A photo can no longer be trusted just because it looks real, so a coalition of major tech and media companies built a way to attach a verifiable record to the file itself. That record is called Content Credentials, based on a technical standard named C2PA (Coalition for Content Provenance and Authenticity). It works like a signed label: it doesn’t judge whether an image is “real,” but it does record, cryptographically, how the file was created or changed and by what tool — including whether AI was involved.
How Content Credentials work
When a compatible camera, app, or AI model creates a file, it can attach a small, cryptographically signed data block called a manifest. The manifest lists assertions — statements such as the creation date, the device or software used, GPS location if enabled, and a description of any edits (crop, color adjustment, AI generation or inpainting). Each new tool in the chain adds its own signed entry rather than overwriting the last one, so the file carries a full, tamper-evident history. If someone strips the metadata or edits the pixels with an incompatible tool, the credential either disappears or fails validation — which is itself a signal.
The standard is maintained by the Coalition for Content Provenance and Authenticity, whose members include Adobe, Amazon, the BBC, Google, Meta, Microsoft, OpenAI, and Sony. It is open and royalty-free, meaning any company can implement it without paying a license fee.
Where you’ll actually see it
Adoption has moved from spec to shipping product. Photos taken on Google’s Pixel 10 phones, images made with Adobe Firefly, and outputs from OpenAI’s DALL·E 3 and Sora carry Content Credentials by default. Microsoft’s Bing Image Creator and a growing list of camera makers (Leica, Nikon, Sony) support it too. Platforms including LinkedIn, TikTok, and YouTube have started reading these credentials and showing viewers a label — such as “AI-generated” or “captured with a camera” — based on what the manifest says.
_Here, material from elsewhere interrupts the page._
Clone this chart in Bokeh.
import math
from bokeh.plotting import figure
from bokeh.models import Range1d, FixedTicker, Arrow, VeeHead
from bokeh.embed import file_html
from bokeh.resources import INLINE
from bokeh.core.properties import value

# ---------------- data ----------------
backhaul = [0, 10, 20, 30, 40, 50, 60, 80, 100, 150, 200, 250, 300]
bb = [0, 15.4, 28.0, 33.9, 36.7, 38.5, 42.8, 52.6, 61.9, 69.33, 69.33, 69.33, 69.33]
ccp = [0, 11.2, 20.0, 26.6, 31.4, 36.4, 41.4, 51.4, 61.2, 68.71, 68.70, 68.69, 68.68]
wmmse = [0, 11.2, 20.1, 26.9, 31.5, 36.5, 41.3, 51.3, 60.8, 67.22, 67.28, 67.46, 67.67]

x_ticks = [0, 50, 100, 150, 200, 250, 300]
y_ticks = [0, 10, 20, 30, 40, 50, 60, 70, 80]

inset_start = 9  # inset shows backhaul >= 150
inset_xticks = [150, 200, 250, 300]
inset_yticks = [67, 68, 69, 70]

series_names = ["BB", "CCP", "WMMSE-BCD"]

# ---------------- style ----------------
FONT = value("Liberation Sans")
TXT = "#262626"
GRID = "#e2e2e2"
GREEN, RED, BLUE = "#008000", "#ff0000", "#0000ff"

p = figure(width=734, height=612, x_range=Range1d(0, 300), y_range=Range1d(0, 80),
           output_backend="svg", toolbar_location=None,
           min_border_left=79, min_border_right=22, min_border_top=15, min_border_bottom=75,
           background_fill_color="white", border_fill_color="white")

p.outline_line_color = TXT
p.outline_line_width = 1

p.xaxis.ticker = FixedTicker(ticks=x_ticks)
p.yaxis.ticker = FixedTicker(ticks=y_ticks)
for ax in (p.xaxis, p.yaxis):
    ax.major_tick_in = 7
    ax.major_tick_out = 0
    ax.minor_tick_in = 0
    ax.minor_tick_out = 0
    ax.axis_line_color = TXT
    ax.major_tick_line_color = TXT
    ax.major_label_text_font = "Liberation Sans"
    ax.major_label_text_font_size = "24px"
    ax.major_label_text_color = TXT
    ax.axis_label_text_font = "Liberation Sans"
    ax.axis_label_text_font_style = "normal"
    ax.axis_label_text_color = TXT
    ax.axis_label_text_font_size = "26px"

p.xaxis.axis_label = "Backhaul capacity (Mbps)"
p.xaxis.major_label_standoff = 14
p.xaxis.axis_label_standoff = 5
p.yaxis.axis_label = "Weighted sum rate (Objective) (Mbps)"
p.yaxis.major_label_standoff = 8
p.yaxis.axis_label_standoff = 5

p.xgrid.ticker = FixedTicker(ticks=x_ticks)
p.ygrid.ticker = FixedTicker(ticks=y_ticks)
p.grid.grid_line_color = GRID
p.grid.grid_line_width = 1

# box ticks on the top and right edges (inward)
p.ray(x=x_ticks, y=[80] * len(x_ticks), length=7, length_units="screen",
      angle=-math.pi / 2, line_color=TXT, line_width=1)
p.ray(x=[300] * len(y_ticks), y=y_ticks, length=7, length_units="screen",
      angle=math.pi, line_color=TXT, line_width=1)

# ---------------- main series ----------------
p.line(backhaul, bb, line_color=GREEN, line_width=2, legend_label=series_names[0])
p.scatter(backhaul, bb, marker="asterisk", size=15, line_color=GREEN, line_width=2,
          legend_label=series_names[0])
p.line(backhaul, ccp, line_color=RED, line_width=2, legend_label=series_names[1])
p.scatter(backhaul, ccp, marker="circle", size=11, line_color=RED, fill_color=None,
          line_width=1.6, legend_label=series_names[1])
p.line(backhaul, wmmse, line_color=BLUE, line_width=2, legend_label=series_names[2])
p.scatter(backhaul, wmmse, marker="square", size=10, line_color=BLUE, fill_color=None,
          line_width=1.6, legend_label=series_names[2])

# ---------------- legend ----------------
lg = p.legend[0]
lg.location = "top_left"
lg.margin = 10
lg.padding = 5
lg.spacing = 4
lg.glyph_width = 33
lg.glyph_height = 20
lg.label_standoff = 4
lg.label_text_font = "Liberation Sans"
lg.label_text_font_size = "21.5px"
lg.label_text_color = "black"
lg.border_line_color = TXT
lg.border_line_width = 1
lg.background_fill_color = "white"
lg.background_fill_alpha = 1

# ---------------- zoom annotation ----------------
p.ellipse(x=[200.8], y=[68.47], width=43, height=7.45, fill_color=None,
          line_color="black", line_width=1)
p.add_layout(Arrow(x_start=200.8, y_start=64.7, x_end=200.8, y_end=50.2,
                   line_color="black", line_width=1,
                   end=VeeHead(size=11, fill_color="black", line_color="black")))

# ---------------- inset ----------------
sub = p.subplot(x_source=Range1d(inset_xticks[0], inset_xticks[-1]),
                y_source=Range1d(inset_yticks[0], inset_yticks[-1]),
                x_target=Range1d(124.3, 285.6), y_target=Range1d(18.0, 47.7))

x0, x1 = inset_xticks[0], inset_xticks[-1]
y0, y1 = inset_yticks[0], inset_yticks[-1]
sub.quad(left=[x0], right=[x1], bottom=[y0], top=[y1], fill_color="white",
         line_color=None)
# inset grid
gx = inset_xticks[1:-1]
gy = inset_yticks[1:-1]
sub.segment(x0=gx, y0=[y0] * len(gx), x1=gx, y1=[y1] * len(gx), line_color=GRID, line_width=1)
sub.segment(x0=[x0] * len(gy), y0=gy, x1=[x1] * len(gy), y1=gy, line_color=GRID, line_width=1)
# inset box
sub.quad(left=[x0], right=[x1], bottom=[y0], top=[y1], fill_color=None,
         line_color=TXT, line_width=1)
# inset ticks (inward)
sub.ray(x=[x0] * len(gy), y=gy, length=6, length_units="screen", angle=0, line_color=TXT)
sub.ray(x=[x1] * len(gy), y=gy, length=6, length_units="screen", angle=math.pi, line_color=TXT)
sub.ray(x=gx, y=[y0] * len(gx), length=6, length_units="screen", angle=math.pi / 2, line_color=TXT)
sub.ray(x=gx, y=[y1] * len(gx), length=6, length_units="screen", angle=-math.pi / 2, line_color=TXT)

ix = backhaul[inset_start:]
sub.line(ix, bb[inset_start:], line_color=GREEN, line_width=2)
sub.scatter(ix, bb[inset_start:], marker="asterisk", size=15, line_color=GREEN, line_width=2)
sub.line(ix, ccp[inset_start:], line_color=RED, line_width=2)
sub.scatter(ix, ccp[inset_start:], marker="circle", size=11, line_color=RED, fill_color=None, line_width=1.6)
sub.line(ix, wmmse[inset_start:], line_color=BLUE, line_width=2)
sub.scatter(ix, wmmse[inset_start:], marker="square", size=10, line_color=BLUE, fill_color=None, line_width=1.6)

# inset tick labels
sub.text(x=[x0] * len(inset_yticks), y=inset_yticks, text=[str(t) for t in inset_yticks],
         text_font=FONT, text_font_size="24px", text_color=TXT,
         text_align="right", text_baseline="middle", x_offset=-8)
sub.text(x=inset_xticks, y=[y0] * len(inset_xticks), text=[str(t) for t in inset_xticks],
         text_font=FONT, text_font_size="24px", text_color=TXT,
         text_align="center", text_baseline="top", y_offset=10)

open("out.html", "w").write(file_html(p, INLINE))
How to check an image yourself
To see whether a specific image or video carries Content Credentials, you can upload the file or paste its URL into the free Content Credentials Verify tool, run by the Content Authenticity Initiative. It reads the manifest, if one is present, and displays the creation and edit history in plain language. No account or payment is required.
Why it matters
Content Credentials matter for two different reasons. First, they give ordinary readers a way to check a file’s origin instead of guessing from how convincing it looks — useful for news photos, election-season images, or a picture that seems too dramatic to be real. Second, regulators are starting to require exactly this kind of labeling. Under the EU’s AI Act, transparency rules that take effect on August 2, 2026 require providers of generative AI tools to mark AI-generated audio, images, video, and text in a machine-readable way — obligations that reach any company, including Georgian ones, serving users in the EU. Content Credentials is the leading technical mechanism companies are adopting to meet that requirement, because the manifest is machine-readable by design.
The stakes are also personal, not just regulatory. When Meta launched its Muse image generator, a talent agency objected that its opt-out design let the tool recreate people’s likenesses without clear consent — a dispute that turns partly on whether viewers can tell an image was AI-made and how, which is exactly what provenance metadata is built to answer.
What Content Credentials can’t do
Content Credentials is not a truth machine. It doesn’t verify that a photo depicts something that actually happened — a real camera can still capture a staged scene, and a “captured with a camera” label only means the file wasn’t altered after capture, not that the scene was genuine. The record can also be stripped: screenshots, many social platforms’ re-encoding, and simple editing tools that don’t support the standard will typically remove the metadata, leaving a file with no credential at all rather than a false one. And it’s an opt-in system — content made without a compatible tool simply carries no record either way.
Why it matters for Georgia
Georgian companies building or reselling AI content tools — or simply serving customers in the EU — fall under the same Article 50 labeling requirement, since it applies to any provider whose output reaches EU users, not just EU-based firms. Adopting an existing Content Credentials-compatible tool is currently the most direct way to meet that machine-readable labeling requirement without building custom infrastructure.
FAQ
Does every AI-generated image have Content Credentials? No. Only tools that support the C2PA standard attach them, and many current AI generators and most social platforms still strip metadata on upload or don’t support it yet.
Is a missing Content Credential proof that an image is fake or AI-made? No. Plenty of authentic, human-made content has no credential at all because the camera or app never attached one, or a platform stripped it. Absence isn’t evidence either way — presence and validity are what matter.
Does adding Content Credentials cost anything? No. The C2PA standard is open and royalty-free, and the public Verify tool is free to use.
Can Content Credentials be faked? The cryptographic signature is very hard to forge without the private signing key of a legitimate participant, but the metadata can be stripped entirely — the protection is tamper-evidence, not tamper-proofing.